Zgodnie z niemieckim raportem rynkowym, w minionym tygodniu znacząco wzrosła podaż polskich czereśni na tamtejszym rynku. Co ciekawe kosztują one tyle samo co owoce z Belgii czy Holandii.
W 31-szym tygodniu roku na rynku niemieckim rynku nadal najwięcej było czereśni krajowych. Jak wynika z cotygodniowego raportu Federalnego Ministerstwa Rolnictwa, czereśnie z Polski odpowiadały niemal za jedną trzecią podaży (31,8%).
Na uwagę zasługują przede wszystkim ceny, za jakie są sprzedawane nasze czereśnie. Zgodnie z raportem, polskie czereśnie na rynku w Berlinie osiągały ceny 8,00 euro za kilogram, czyli aż 37,50 zł/kg w hurcie. Tyle samo kosztowały czereśnie belgijskie czy holenderskie na rynku we Frankfurcie.
Jak precyzują autorzy raportu podaż czereśni z Polski widocznie rosła w ostatnich tygodniach. Czereśnie z Belgii, Holandii, Hiszpanii czy Grecji tylko uzupełniały ofertę gatunku na niemieckich rynkach hurtowych. Ceny na zachodzie gwarantują zyski dla producentów i eksporterów. Ceny na krajowych rynkach hurtowych są mniej więcej o połowę niższe.
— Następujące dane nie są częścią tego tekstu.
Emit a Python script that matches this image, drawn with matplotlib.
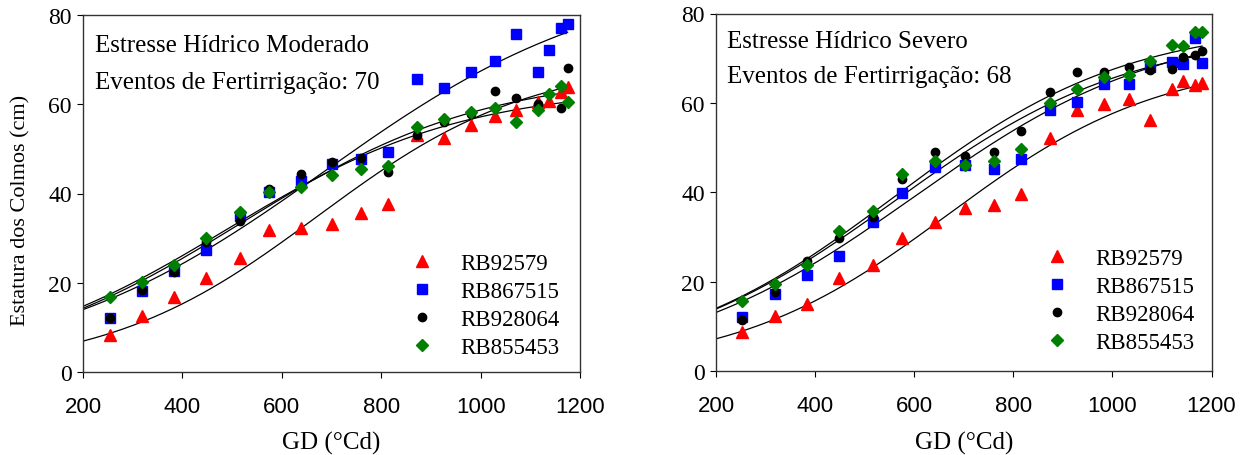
import numpy as np
import matplotlib
matplotlib.use("Agg")
import matplotlib.pyplot as plt

plt.rcParams['font.family'] = ['Liberation Serif', 'DejaVu Serif']

# ---------------- data ----------------
cultivars = ["RB92579", "RB867515", "RB928064", "RB855453"]

gd_mod = [254, 319, 383, 447, 516, 574, 639, 701, 760, 814, 872, 926, 980, 1029, 1072, 1116, 1137, 1161, 1175]
red_mod = [8.4, 12.6, 16.7, 21.1, 25.6, 31.8, 32.2, 33.1, 35.6, 37.6, 53.1, 52.5, 55.3, 57.3, 58.6, 60.4, 60.8, 62.8, 63.9]
blue_mod = [12.0, 18.1, 22.7, 27.4, 34.9, 40.4, 42.9, 46.6, 47.7, 49.4, 65.7, 63.6, 67.3, 69.6, 75.7, 67.3, 72.2, 77.1, 78.0]
black_mod = [12.0, 18.4, 22.3, 29.1, 33.8, 41.0, 44.4, 47.1, 48.0, 44.8, 53.0, 56.1, 57.8, 63.0, 61.4, 60.0, np.nan, 59.2, 68.2]
green_mod = [16.7, 20.2, 24.0, 30.0, 35.9, 40.4, 41.4, 44.1, 45.6, 46.1, 54.8, 56.8, 58.2, 59.2, 56.1, 58.6, 62.2, 64.2, 60.6]

gd_sev = [253, 320, 383, 448, 517, 575, 641, 702, 762, 816, 875, 929, 984, 1034, 1076, 1120, 1142, 1167, 1181]
red_sev = [8.7, 12.4, 15.0, 20.8, 23.8, 29.7, 33.3, 36.4, 37.2, 39.6, 52.1, 58.5, 59.8, 60.9, 56.1, 63.1, 64.8, 63.9, 64.5]
blue_sev = [12.0, 17.2, 21.5, 25.7, 33.4, 39.9, 45.7, 46.0, 45.1, 47.4, 58.3, 60.3, 64.3, 64.3, 68.1, 69.2, 68.6, 74.5, 68.9]
black_sev = [11.4, 17.6, 24.7, 29.8, 34.4, 43.0, 49.0, 48.2, 49.1, 53.8, 62.5, 67.0, 67.0, 68.1, 67.3, 67.5, 70.2, 70.8, 71.5]
green_sev = [15.6, 19.5, 23.8, 31.3, 35.8, 44.0, 46.9, 46.1, 47.0, 49.6, 60.0, 63.0, 65.7, 66.3, 69.3, 73.0, 72.7, 75.8, 75.8]

# sigmoid fit parameters (a, x0, b): y = a / (1 + exp(-(x - x0)/b))
fit_mod = [(70, 673, 214), (90, 686, 287), (67, 520, 245), (64, 490, 240)]
fit_sev = [(70, 668, 216), (78, 600, 250), (76, 560, 240), (78, 560, 237)]

titles = ["Estresse Hídrico Moderado", "Estresse Hídrico Severo"]
events = ["Eventos de Fertirrigação: 70", "Eventos de Fertirrigação: 68"]
xticks = [200, 400, 600, 800, 1000, 1200]
yticks = [0, 20, 40, 60, 80]

# ---------------- style ----------------
colors = ["#ff0000", "#0000ff", "#000000", "#008000"]
markers = ["^", "s", "o", "D"]
msizes = [8, 6.5, 6, 6.5]

fig = plt.figure(figsize=(12.42, 4.56), dpi=100)
ax1 = fig.add_axes([83/1242, 1-373/456, 497/1242, 357/456])
ax2 = fig.add_axes([716/1242, 1-372/456, 495.5/1242, 357.5/456])

panels = [
    (ax1, gd_mod, [red_mod, blue_mod, black_mod, green_mod], fit_mod,
     (0.024, 0.900, 0.7955), (0.617, 0.358), -0.2137),
    (ax2, gd_sev, [red_sev, blue_sev, black_sev, green_sev], fit_sev,
     (0.0228, 0.9055, 0.8075), (0.6234, 0.370), -0.2162),
]

for i, (ax, gd, series, fits, tpos, lpos, xl_y) in enumerate(panels):
    handles = []
    for k, ys in enumerate(series):
        h, = ax.plot(gd, ys, linestyle='none', marker=markers[k], ms=msizes[k],
                     color=colors[k], markeredgecolor=colors[k], label=cultivars[k], zorder=3 + k)
        handles.append(h)
    for k, (a, x0, b) in enumerate(fits):
        xx = np.linspace(200, gd[-1], 300)
        ax.plot(xx, a / (1 + np.exp(-(xx - x0) / b)), color='black', lw=0.9, zorder=2)
    ax.set_xlim(200, 1200)
    ax.set_ylim(0, 80)
    ax.set_xticks(xticks)
    ax.set_yticks(yticks)
    ax.tick_params(direction='out', length=4.5, width=0.8)
    ax.tick_params(axis='x', labelsize=16, pad=12.5)
    ax.tick_params(axis='y', labelsize=17, pad=3.5)
    for lab in ax.get_xticklabels():
        lab.set_fontfamily('Liberation Sans')
    for s in ax.spines.values():
        s.set_linewidth(1.0)
        s.set_color('#333333')
    ax.set_xlabel("GD (°Cd)", fontsize=18, va='baseline')
    ax.xaxis.set_label_coords(0.5, xl_y)
    ax.text(tpos[0], tpos[1], titles[i], transform=ax.transAxes, fontsize=18, va='baseline', ha='left')
    ax.text(tpos[0], tpos[2], events[i], transform=ax.transAxes, fontsize=18, va='baseline', ha='left')
    ax.legend(handles=handles, loc='upper left', bbox_to_anchor=(lpos[0], lpos[1]), frameon=False,
              fontsize=16.5, numpoints=1, handlelength=2.0, handletextpad=0.67, labelspacing=0.30,
              borderaxespad=0.0, borderpad=0.4)

ax1.set_ylabel("Estatura dos Colmos (cm)", fontsize=16)
ax1.yaxis.set_label_coords(-0.105, 0.4566)

fig.savefig("out.png", dpi=100)
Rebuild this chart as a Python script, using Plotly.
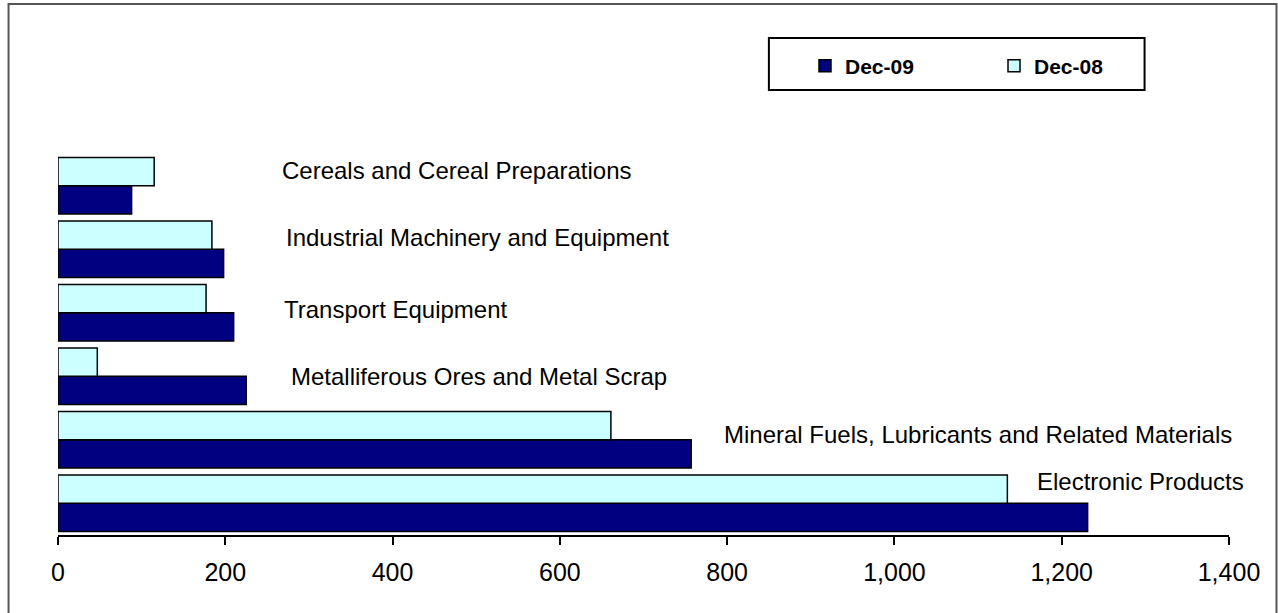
import plotly.graph_objects as go

# ---- data ----
categories = [
    "Electronic Products",
    "Mineral Fuels, Lubricants and Related Materials",
    "Metalliferous Ores and Metal Scrap",
    "Transport Equipment",
    "Industrial Machinery and Equipment",
    "Cereals and Cereal Preparations",
]
dec09 = [1231, 757, 225, 210, 198, 88]
dec08 = [1135, 661, 47, 177, 184, 115]
series_names = ["Dec-09", "Dec-08"]
x_ticks = [0, 200, 400, 600, 800, 1000, 1200, 1400]

# ---- layout constants (pixels) ----
W, H = 1278, 613
ML, MR, MT, MB = 57.5, 48.5, 154, 78
PW, PH = W - ML - MR, H - MT - MB

def px(x):
    return (x - ML) / PW

def py(y):
    return (H - MB - y) / PH

# label placement (data x start, pixel shift up)
label_x = [1168, 794, 276, 268, 270, 266]
label_shift = [22, 5, 0, 3, 12, 15]

FONT = "Arial, 'Liberation Sans', sans-serif"

fig = go.Figure()
fig.add_trace(go.Bar(
    y=categories, x=dec09, name=series_names[0], orientation="h",
    marker=dict(color="#000080", line=dict(color="black", width=1.5)),
))
fig.add_trace(go.Bar(
    y=categories, x=dec08, name=series_names[1], orientation="h",
    marker=dict(color="#CCFFFF", line=dict(color="black", width=1.5)),
))

annotations = []
for cat, lx, sh in zip(categories, label_x, label_shift):
    annotations.append(dict(
        x=lx, y=cat, xref="x", yref="y", text=cat, showarrow=False,
        xanchor="left", yanchor="middle", yshift=sh,
        font=dict(family=FONT, size=24, color="black"),
    ))

shapes = [
    # outer frame
    dict(type="rect", xref="paper", yref="paper",
         x0=px(8), x1=px(1277), y0=py(640), y1=py(4),
         line=dict(color="#555555", width=2), fillcolor="rgba(0,0,0,0)", layer="below"),
    # legend box
    dict(type="rect", xref="paper", yref="paper",
         x0=px(769), x1=px(1145), y0=py(90), y1=py(38),
         line=dict(color="black", width=2), fillcolor="white", layer="below"),
]

fig.update_layout(
    width=W, height=H,
    margin=dict(l=ML, r=MR, t=MT, b=MB),
    paper_bgcolor="white", plot_bgcolor="white",
    barmode="group", bargap=0.11, bargroupgap=0,
    font=dict(family=FONT, color="black"),
    showlegend=True,
    legend=dict(
        orientation="h", xref="container", yref="container",
        x=805 / W, y=1 - 66 / H, xanchor="left", yanchor="middle",
        entrywidth=144, entrywidthmode="pixels",
        font=dict(family=FONT, size=21, color="black", weight="bold"),
        bgcolor="rgba(0,0,0,0)", borderwidth=0,
        traceorder="normal",
    ),
    annotations=annotations,
    shapes=shapes,
)
fig.update_xaxes(
    range=[0, 1400], tickvals=x_ticks, tickformat=",d",
    showline=True, linecolor="black", linewidth=2,
    ticks="outside", ticklen=8, tickwidth=1.5, tickcolor="black",
    ticklabelstandoff=6,
    showgrid=False, zeroline=False,
    tickfont=dict(family=FONT, size=25, color="black"),
    fixedrange=True,
)
fig.update_yaxes(
    showticklabels=False, showline=False, ticks="", showgrid=False,
    zeroline=False, fixedrange=True,
)

fig.write_html(
    "out.html",
    config={"displayModeBar": False},
    post_script="document.body.style.margin='0';document.body.style.overflow='hidden';",
)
Eksperci z Instytutu Ogrodnictwa w Skierniewicach w jednej z prac o ekonomicznych uwarunkowaniach produkcji czereśni w Polsce wskazują na potencjał rynku niemieckiego. Nasi zachodni sąsiedzi są największym importerem czereśni w Europie. Naukowcy wskazują od lat na perspektywy eksportu czereśni na zachód zwłaszcza w przypadku późnych odmian spod osłon.